Diante do cenário, Josedite Ferreira pediu que ela o acompanhasse até o DHPP. Era preciso, naquele momento, um depoimento formal da mulher - a única que estava dentro de casa com o lutador, além do filho do casal, de apenas um ano. Delegado experiente, Josedite não tinha dúvidas: Amanda havia assassinado o próprio marido, por enforcamento, enquanto ele dormia. Mas tudo foi negado por ela, que revelou ter tido uma discussão na noite anterior por conta de ciúmes. Gatti, embriagado, teria a agredido. Mesmo assim, foram para casa e dormiram. Somente no meio da manhã, ao acordar, é que ela teria visto o corpo e acionado a polícia. Ao final do depoimento, a surpresa. Na condição de viúva, ela foi informada que seria autuada em flagrante por homicídio e encaminhada à Colônia Penal Feminina. "Há contradições", sentenciou Josedite Ferreira. À imprensa, ele ainda afirmou que a mulher teria questionado sobre a possibilidade de outra pessoa ter entrado no quarto. "Humanamente impossível isso. No quarto só entra quem tem cartão magnético. E fica no segundo andar.
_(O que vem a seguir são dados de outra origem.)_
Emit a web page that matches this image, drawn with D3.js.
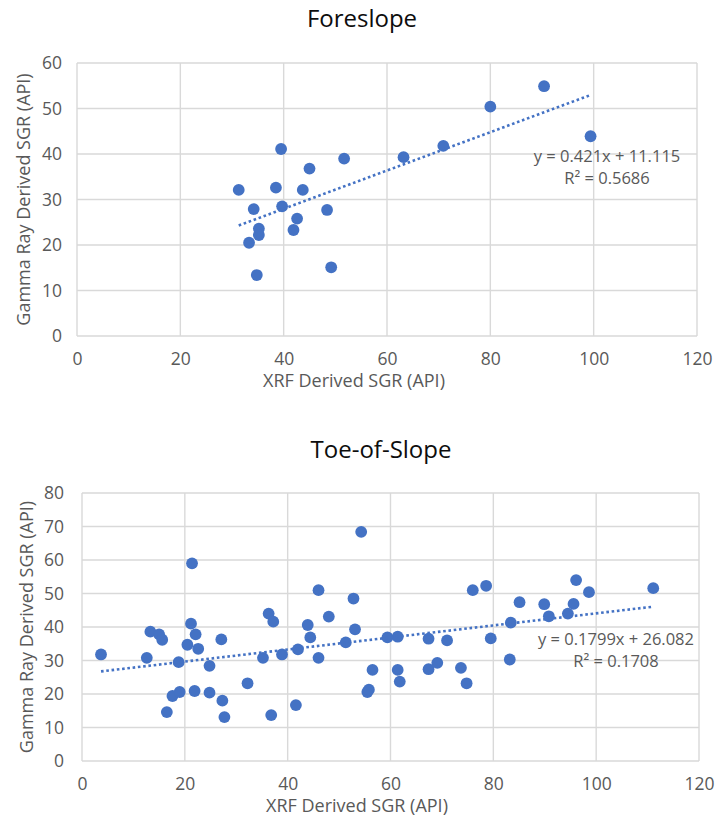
<!DOCTYPE html>
<html>
<head>
<meta charset="utf-8">
<script src="https://cdn.jsdelivr.net/npm/d3@7"></script>
<style>
  html, body { margin: 0; padding: 0; background: #fff; }
  svg { display: block; font-family: "Open Sans", "Noto Sans", sans-serif; }
</style>
</head>
<body>
<svg id="chart" width="715" height="824"></svg>
<script>
// Foreslope samples: XRF-derived vs gamma-ray-derived SGR (API)
const foreslopeXrf = [31.3, 34.2, 33.3, 35.2, 35.2, 34.8, 38.5, 39.5, 39.7, 41.9, 42.6,
                      43.7, 45.0, 48.4, 49.2, 51.7, 63.2, 70.9, 80.0, 90.4, 99.4];
const foreslopeGr  = [32.1, 27.9, 20.5, 23.6, 22.2, 13.4, 32.6, 41.1, 28.5, 23.3, 25.8,
                      32.1, 36.8, 27.7, 15.1, 39.0, 39.3, 41.8, 50.4, 54.9, 43.9];
const foreslopeFit = { slope: 0.421, intercept: 11.115, r2: "0.5686" };

// Toe-of-slope samples
const toeXrf = [3.7, 12.6, 13.3, 15.0, 15.6, 16.5, 17.6, 18.8, 19.0, 20.5, 21.4, 21.2,
                22.1, 21.9, 22.6, 24.8, 24.8, 27.1, 27.3, 27.7, 32.2, 35.2, 36.3, 37.2,
                36.8, 38.9, 41.6, 42.0, 43.9, 44.4, 46.0, 46.0, 48.0, 51.3, 52.8, 53.1,
                54.3, 56.5, 55.5, 55.8, 59.4, 61.4, 61.4, 61.8, 67.4, 67.4, 69.1, 71.0,
                73.7, 74.8, 76.0, 78.6, 79.5, 83.2, 83.4, 85.1, 89.9, 90.8, 94.5, 95.6,
                96.1, 98.6, 111.1];
const toeGr  = [31.8, 30.8, 38.6, 37.8, 36.2, 14.6, 19.4, 29.5, 20.6, 34.7, 59.0, 41.0,
                37.8, 20.9, 33.5, 28.4, 20.4, 36.3, 18.0, 13.1, 23.2, 30.8, 44.0, 41.6,
                13.7, 31.8, 16.7, 33.3, 40.6, 36.9, 51.0, 30.8, 43.1, 35.4, 48.5, 39.3,
                68.4, 27.2, 20.6, 21.3, 36.9, 37.1, 27.2, 23.7, 36.5, 27.4, 29.3, 36.0,
                27.8, 23.2, 51.0, 52.3, 36.6, 30.3, 41.3, 47.4, 46.8, 43.2, 44.0, 46.9,
                54.0, 50.4, 51.6];
const toeFit = { slope: 0.1799, intercept: 26.082, r2: "0.1708" };

const xTicks = [0, 20, 40, 60, 80, 100, 120];
const foreslopeYTicks = [0, 10, 20, 30, 40, 50, 60];
const toeYTicks = [0, 10, 20, 30, 40, 50, 60, 70, 80];

const titles = ["Foreslope", "Toe-of-Slope"];
const xLabel = "XRF Derived SGR (API)";
const yLabel = "Gamma Ray Derived SGR (API)";

const svg = d3.select("#chart");
const textGray = "#595959";
const gridGray = "#d9d9d9";
const markerBlue = "#4472C4";

function fmtEq(fit) {
  return "y = " + fit.slope + "x + " + fit.intercept;
}

function drawPanel(opt) {
  const g = svg.append("g");
  const x = d3.scaleLinear().domain([0, 120]).range([opt.left, opt.right]);
  const y = d3.scaleLinear().domain([0, d3.max(opt.yTicks)]).range([opt.bottom, opt.top]);

  // title
  g.append("text")
    .attr("x", opt.titleX).attr("y", opt.titleY)
    .attr("text-anchor", "middle")
    .attr("font-size", 24).attr("fill", "#0d0d0d")
    .text(opt.title);

  // gridlines
  g.append("g").selectAll("line.v").data(xTicks).join("line")
    .attr("x1", d => x(d)).attr("x2", d => x(d))
    .attr("y1", opt.top).attr("y2", opt.bottom)
    .attr("stroke", gridGray).attr("stroke-width", 1.4);
  g.append("g").selectAll("line.h").data(opt.yTicks).join("line")
    .attr("x1", opt.left).attr("x2", opt.right)
    .attr("y1", d => y(d)).attr("y2", d => y(d))
    .attr("stroke", gridGray).attr("stroke-width", 1.4);

  // axes (tick labels only; lines come from the grid)
  const xAxis = g.append("g")
    .attr("transform", `translate(0,${opt.bottom})`)
    .call(d3.axisBottom(x).tickValues(xTicks).tickSize(0).tickPadding(17));
  const yAxis = g.append("g")
    .attr("transform", `translate(${opt.left},0)`)
    .call(d3.axisLeft(y).tickValues(opt.yTicks).tickSize(0).tickPadding(opt.yPad));
  [xAxis, yAxis].forEach(a => {
    a.select(".domain").remove();
    a.selectAll("text")
      .attr("fill", textGray)
      .attr("font-size", 17.5)
      .attr("font-family", "'Open Sans', sans-serif");
  });

  // axis titles
  g.append("text")
    .attr("x", opt.xLabelX).attr("y", opt.bottom + 51)
    .attr("text-anchor", "middle")
    .attr("font-size", 18).attr("fill", textGray)
    .text(xLabel);
  g.append("text")
    .attr("transform", `translate(${opt.yLabelX},${(opt.top + opt.bottom) / 2}) rotate(-90)`)
    .attr("text-anchor", "middle")
    .attr("font-size", 18).attr("fill", textGray)
    .text(yLabel);

  // points
  const pts = opt.xs.map((v, i) => ({ x: v, y: opt.ys[i] }));
  g.append("g").selectAll("circle").data(pts).join("circle")
    .attr("cx", d => x(d.x)).attr("cy", d => y(d.y))
    .attr("r", 5.9).attr("fill", markerBlue);

  // linear trendline over the data range
  const [x0, x1] = d3.extent(opt.xs);
  const line = d3.line().x(d => x(d)).y(d => y(opt.fit.slope * d + opt.fit.intercept));
  g.append("path")
    .attr("d", line([x0, x1]))
    .attr("fill", "none")
    .attr("stroke", markerBlue)
    .attr("stroke-width", 2.6)
    .attr("stroke-dasharray", "2.6 2.7");

  // trendline equation
  const eq = g.append("text")
    .attr("text-anchor", "middle")
    .attr("font-size", 16.5).attr("fill", textGray);
  eq.append("tspan").attr("x", opt.eqX).attr("y", opt.eqY).text(fmtEq(opt.fit));
  eq.append("tspan").attr("x", opt.eqX).attr("y", opt.eqY + 22).text("R² = " + opt.fit.r2);
}

drawPanel({
  title: titles[0], titleX: 362, titleY: 27,
  left: 77, right: 697, top: 63, bottom: 336,
  yTicks: foreslopeYTicks, yPad: 15,
  xs: foreslopeXrf, ys: foreslopeGr, fit: foreslopeFit,
  xLabelX: 354, yLabelX: 30,
  eqX: 607, eqY: 162
});

drawPanel({
  title: titles[1], titleX: 381, titleY: 458,
  left: 82, right: 699, top: 493, bottom: 761,
  yTicks: toeYTicks, yPad: 18,
  xs: toeXrf, ys: toeGr, fit: toeFit,
  xLabelX: 357, yLabelX: 33,
  eqX: 616, eqY: 645
});
</script>
</body>
</html>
Não tinha como alguém ter subido pela janela", disse à época.  

PRIMEIRA REVIRAVOLTA

Amanda permaneceu por 19 dias presa até que a Justiça concedeu o habeas-corpus, graças a uma reviravolta no caso. Laudos dos institutos de Medicina Legal e Criminalística apontaram que o ex-boxeador havia cometido suicídio. O delegado Paulo Alberes, que havia assumido as investigações, decidiu seguir a tese dos peritos e encerrou o caso concluindo que Amanda era inocente e que a vítima tirou a própria vida em um momento de fúria. Mas os familiares de Gatti não aceitaram esse resultado. Para eles, a mulher do ex-boxeador foi responsável pelo assassinato dele com o objetivo de ficar com a herança. O testamento havia sido modificado cerca de um mês antes dele morrer. Nas linhas, Gatti afirmava que tudo seria deixado para Amanda e  para os filhos. O Ministério Público de Pernambuco seguiu a tese  da polícia. Pediu o arquivamento do processo.

SEGUNDA REVIRAVOLTA

Em 2011,  o caso Arturo Gatti volta à tona: peritos particulares, contratados pela família do lutador revelam supostas contradições nos laudos dos profissionais pernambucanos. Eles concordaram com a teoria do enforcamento. Mas, enquanto os peritos daqui afirmaram que a morte foi provocada por asfixia após o ex-boxeador se enforcar, os estrangeiros garantiram que a asfixia foi provocada por "ação homicida". A novela Gatti ganhava novo capítulo. O Ministério Público de Pernambuco decidiu analisar as duas perícias para decidir se o caso seria reaberto. E foi o que aconteceu meses mais tarde, já em 2012. A promotora de Justiça Paula Catherine Ismail anunciou à imprensa que novas diligências e solicitações de perícias complementares seriam necessárias para esclarecer a morte de Gatti. Amanda Rodrigues estava de volta à condição de suspeita. Mas com um vitória: a Corte Superior de Justiça da cidade de Quebec, no Canadá, decidiu que ela e o filho teriam direito a US$ 3,4 milhões (aproximadamente R$ 6,1 milhões) do patrimônio do ex-lutador.

O DEFECHO

Sem alarde, todas as solicitações de perícias foram atendidas, a pedido da Justiça. No ano seguinte, a promotora afirmou novamente que Gatti cometera suicídio. O caso estava encerrado. "Não havia qualquer indício de homicídio nos exames realizados pelos peritos. Para mim, não há dúvidas de que foi suicídio. E a justiça acatou a recomendação do Ministério Público para que o processo fosse arquivado", revelou a promotora Paula Ismail, em entrevista ao Ronda JC. Às vésperas de o caso completar sete anos, a morte de Gatti permanece emblemática para amigos, familiares e fãs. Para eles, a teoria do suicídio está longe de ser a verdadeira.